--- Entries provided ---

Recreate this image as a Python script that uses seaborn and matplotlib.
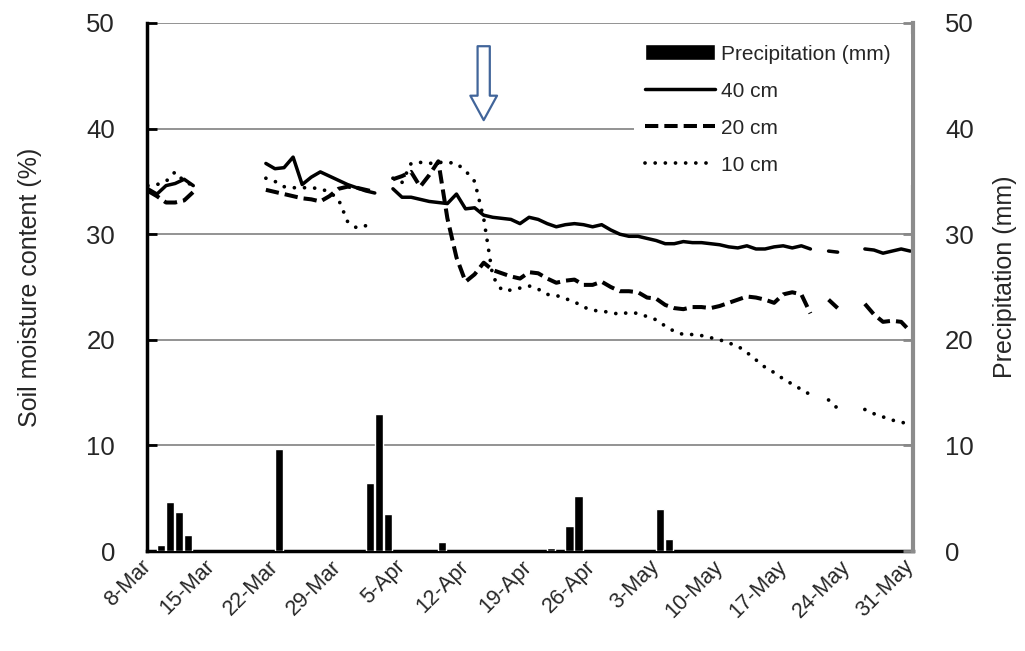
import numpy as np
import pandas as pd
import matplotlib.pyplot as plt
import seaborn as sns

# Daily soil moisture, 8-Mar to 31-May (None = no reading)
dates = pd.date_range('2013-03-08', '2013-05-31', freq='D')
tick_labels = ['8-Mar', '15-Mar', '22-Mar', '29-Mar', '5-Apr', '12-Apr', '19-Apr',
               '26-Apr', '3-May', '10-May', '17-May', '24-May', '31-May']

moist_40 = [34.3, 33.8, 34.6, 34.8, 35.2, 34.6,
            None, None, None, None, None, None, None,
            36.7, 36.2, 36.3, 37.3, 34.7, 35.4, 35.9, 35.5, 35.1, 34.7, 34.4, 34.1, 33.9,
            None,
            34.3, 33.5, 33.5, 33.3, 33.1, 33.0, 32.9, 33.8, 32.4, 32.5, 31.8, 31.6, 31.5, 31.4,
            31.0, 31.6, 31.4, 31.0, 30.7, 30.9, 31.0, 30.9, 30.7, 30.9, 30.4, 30.0, 29.8, 29.8,
            29.6, 29.4, 29.1, 29.1, 29.3, 29.2, 29.2, 29.1, 29.0, 28.8, 28.7, 28.9, 28.6, 28.6,
            28.8, 28.9, 28.7, 28.9, 28.6, None, 28.4, 28.3, None, None, 28.6, 28.5, 28.2, 28.4,
            28.6, 28.4]
moist_20 = [34.1, 33.6, 33.0, 33.0, 33.2, 34.0,
            None, None, None, None, None, None, None,
            34.2, 34.0, 33.8, 33.6, 33.4, 33.3, 33.1, 33.6, 34.3, 34.5, 34.4, 34.2, 34.0,
            None,
            35.2, 35.5, 35.9, 34.5, 35.6, 36.9, 31.5, 27.8, 25.5, 26.2, 27.3, 26.6, 26.3, 26.0,
            25.8, 26.4, 26.3, 25.8, 25.4, 25.6, 25.7, 25.2, 25.2, 25.5, 25.0, 24.6, 24.6, 24.5,
            24.0, 23.9, 23.3, 23.0, 22.9, 23.1, 23.1, 23.0, 23.2, 23.5, 23.8, 24.1, 24.0, 23.8,
            23.5, 24.3, 24.5, 24.3, 22.5, None, 23.8, 23.0, None, None, 23.4, 22.4, 21.7, 21.8,
            21.7, 20.8]
moist_10 = [34.6, 34.7, 35.0, 35.9, 35.0, 34.6,
            None, None, None, None, None, None, None,
            35.3, 35.0, 34.5, 34.4, 34.4, 34.4, 34.3, 34.0, 33.3, 31.2, 30.6, 30.8, 31.1,
            None,
            35.3, 34.9, 36.7, 36.8, 36.7, 36.8, 36.8, 36.7, 36.0, 35.0, 31.5, 26.0, 24.7, 24.7,
            24.9, 25.1, 24.8, 24.3, 24.2, 23.9, 23.6, 23.1, 22.8, 22.7, 22.6, 22.4, 22.6, 22.5,
            22.2, 21.9, 21.3, 20.8, 20.5, 20.5, 20.4, 20.2, 20.0, 19.7, 19.4, 18.8, 18.1, 17.4,
            16.9, 16.3, 15.8, 15.3, 14.8, None, 14.3, 13.5, None, None, 13.4, 13.0, 12.7, 12.4,
            12.2, 12.0]

# Daily precipitation (only rainy days)
rain_dates = ['2013-03-09', '2013-03-10', '2013-03-11', '2013-03-12', '2013-03-22',
              '2013-04-01', '2013-04-02', '2013-04-03', '2013-04-09', '2013-04-21',
              '2013-04-23', '2013-04-24', '2013-05-03', '2013-05-04']
rain_mm = [0.6, 4.6, 3.7, 1.5, 9.7, 6.4, 13.0, 3.5, 0.9, 0.3, 2.4, 5.2, 4.0, 1.1]

sns.set_style('white')
plt.rcParams['font.family'] = ['Liberation Sans', 'DejaVu Sans']

day = (dates - dates[0]).days
moist = pd.DataFrame({'day': day, '40 cm': moist_40, '20 cm': moist_20, '10 cm': moist_10})
moist[['40 cm', '20 cm', '10 cm']] = moist[['40 cm', '20 cm', '10 cm']].astype(float)

rain = pd.DataFrame({'day': (pd.to_datetime(rain_dates) - dates[0]).days, 'mm': rain_mm})
bar_w = 0.9
rain['pos'] = rain['day'] + bar_w / 2  # bars start at their date

fig = plt.figure(figsize=(10.25, 6.51), dpi=100)
ax = fig.add_axes([0.1434, 0.1536, 0.7473, 0.8111])
ax2 = ax.twinx()

styles = {
    '40 cm': dict(linewidth=2.5, linestyle='-', solid_capstyle='round'),
    '20 cm': dict(linewidth=2.9, linestyle=(0, (3.3, 1.5))),
    '10 cm': dict(linewidth=2.7, linestyle=(0, (0.01, 2.7)), dash_capstyle='round'),
}
for col in ['40 cm', '20 cm', '10 cm']:
    d = moist[['day', col]].copy()
    d['seg'] = d[col].isna().cumsum()
    d = d.dropna()
    sns.lineplot(data=d, x='day', y=col, units='seg', estimator=None, color='black',
                 ax=ax, label=col, legend=False, **styles[col])

sns.barplot(data=rain, x='pos', y='mm', native_scale=True, width=bar_w, color='black',
            saturation=1, ax=ax2)

for a in (ax, ax2):
    a.set_ylim(0, 50)
    a.set_yticks([0, 10, 20, 30, 40, 50])
    a.set_xlim(-0.1, 84.3)

ax.set_xticks(np.arange(0, 85, 7))
ax.set_xticklabels(tick_labels, rotation=45, ha='right', va='center', rotation_mode='anchor')
ax.tick_params(axis='x', direction='in', length=7, width=2, pad=9, labelsize=15.5, color='black')
ax.tick_params(axis='y', direction='in', length=7, width=2, pad=23, labelsize=18.5, color='black')
ax2.tick_params(axis='y', direction='in', length=7, width=2, pad=23, labelsize=18.5, color='#888888')

ax.yaxis.grid(True, color='#808080', linewidth=1.2)
ax.xaxis.grid(False)
ax.set_axisbelow(True)

ax.spines['top'].set_visible(False)
ax2.spines['top'].set_visible(False)
ax.spines['left'].set_linewidth(2.5)
ax.spines['left'].set_color('black')
ax.spines['bottom'].set_linewidth(2.5)
ax.spines['bottom'].set_color('black')
ax2.spines['right'].set_linewidth(3)
ax2.spines['right'].set_color('#8c8c8c')
ax2.spines['left'].set_visible(False)
ax2.spines['bottom'].set_visible(False)

ax.set_xlabel('')
ax2.set_xlabel('')
ax.set_ylabel('Soil moisture content (%)', fontsize=18)
ax2.set_ylabel('Precipitation (mm)', fontsize=18)
ax.yaxis.set_label_coords(-0.137, 0.5)
ax2.yaxis.set_label_coords(1.104, 0.52)

# hollow arrow marking the event
ax2.annotate('', xy=(37, 40.8), xytext=(37, 47.8),
             arrowprops=dict(arrowstyle='simple,head_length=1.1,head_width=1.2,tail_width=0.55',
                             mutation_scale=16, fc='white', ec='#41659a', lw=1.6,
                             shrinkA=0, shrinkB=0))

# legend: precipitation first, then the depths; white box hides the gridline behind it
handles, labels = ax.get_legend_handles_labels()
uniq = dict(zip(labels, handles))
leg_h = [ax2.patches[0]] + [uniq[k] for k in ['40 cm', '20 cm', '10 cm']]
leg_l = ['Precipitation (mm)', '40 cm', '20 cm', '10 cm']
leg = ax2.legend(leg_h, leg_l, loc='upper left', bbox_to_anchor=(0.636, 0.70, 0.362, 0.279),
                 mode='expand', frameon=True,
                 fontsize=15, handlelength=3.4, handleheight=0.8, handletextpad=0.25,
                 labelspacing=0.86, borderpad=0.5, borderaxespad=0, fancybox=False,
                 framealpha=1)
leg.get_frame().set_facecolor('white')
leg.get_frame().set_edgecolor('none')

fig.savefig('out.png', dpi=100)
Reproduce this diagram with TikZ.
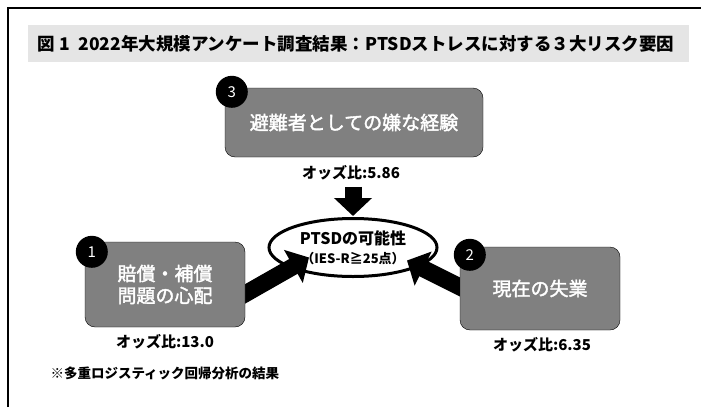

---

▶ Your instructions: Write down every line from the opening of the listing to the line with "12.2, 12.0]", both included, and nothing else; the pictures are omitted.

▶ Solution for this problem:
Recreate this image as a Python script that uses seaborn and matplotlib.
import numpy as np
import pandas as pd
import matplotlib.pyplot as plt
import seaborn as sns

# Daily soil moisture, 8-Mar to 31-May (None = no reading)
dates = pd.date_range('2013-03-08', '2013-05-31', freq='D')
tick_labels = ['8-Mar', '15-Mar', '22-Mar', '29-Mar', '5-Apr', '12-Apr', '19-Apr',
               '26-Apr', '3-May', '10-May', '17-May', '24-May', '31-May']

moist_40 = [34.3, 33.8, 34.6, 34.8, 35.2, 34.6,
            None, None, None, None, None, None, None,
            36.7, 36.2, 36.3, 37.3, 34.7, 35.4, 35.9, 35.5, 35.1, 34.7, 34.4, 34.1, 33.9,
            None,
            34.3, 33.5, 33.5, 33.3, 33.1, 33.0, 32.9, 33.8, 32.4, 32.5, 31.8, 31.6, 31.5, 31.4,
            31.0, 31.6, 31.4, 31.0, 30.7, 30.9, 31.0, 30.9, 30.7, 30.9, 30.4, 30.0, 29.8, 29.8,
            29.6, 29.4, 29.1, 29.1, 29.3, 29.2, 29.2, 29.1, 29.0, 28.8, 28.7, 28.9, 28.6, 28.6,
            28.8, 28.9, 28.7, 28.9, 28.6, None, 28.4, 28.3, None, None, 28.6, 28.5, 28.2, 28.4,
            28.6, 28.4]
moist_20 = [34.1, 33.6, 33.0, 33.0, 33.2, 34.0,
            None, None, None, None, None, None, None,
            34.2, 34.0, 33.8, 33.6, 33.4, 33.3, 33.1, 33.6, 34.3, 34.5, 34.4, 34.2, 34.0,
            None,
            35.2, 35.5, 35.9, 34.5, 35.6, 36.9, 31.5, 27.8, 25.5, 26.2, 27.3, 26.6, 26.3, 26.0,
            25.8, 26.4, 26.3, 25.8, 25.4, 25.6, 25.7, 25.2, 25.2, 25.5, 25.0, 24.6, 24.6, 24.5,
            24.0, 23.9, 23.3, 23.0, 22.9, 23.1, 23.1, 23.0, 23.2, 23.5, 23.8, 24.1, 24.0, 23.8,
            23.5, 24.3, 24.5, 24.3, 22.5, None, 23.8, 23.0, None, None, 23.4, 22.4, 21.7, 21.8,
            21.7, 20.8]
moist_10 = [34.6, 34.7, 35.0, 35.9, 35.0, 34.6,
            None, None, None, None, None, None, None,
            35.3, 35.0, 34.5, 34.4, 34.4, 34.4, 34.3, 34.0, 33.3, 31.2, 30.6, 30.8, 31.1,
            None,
            35.3, 34.9, 36.7, 36.8, 36.7, 36.8, 36.8, 36.7, 36.0, 35.0, 31.5, 26.0, 24.7, 24.7,
            24.9, 25.1, 24.8, 24.3, 24.2, 23.9, 23.6, 23.1, 22.8, 22.7, 22.6, 22.4, 22.6, 22.5,
            22.2, 21.9, 21.3, 20.8, 20.5, 20.5, 20.4, 20.2, 20.0, 19.7, 19.4, 18.8, 18.1, 17.4,
            16.9, 16.3, 15.8, 15.3, 14.8, None, 14.3, 13.5, None, None, 13.4, 13.0, 12.7, 12.4,
            12.2, 12.0]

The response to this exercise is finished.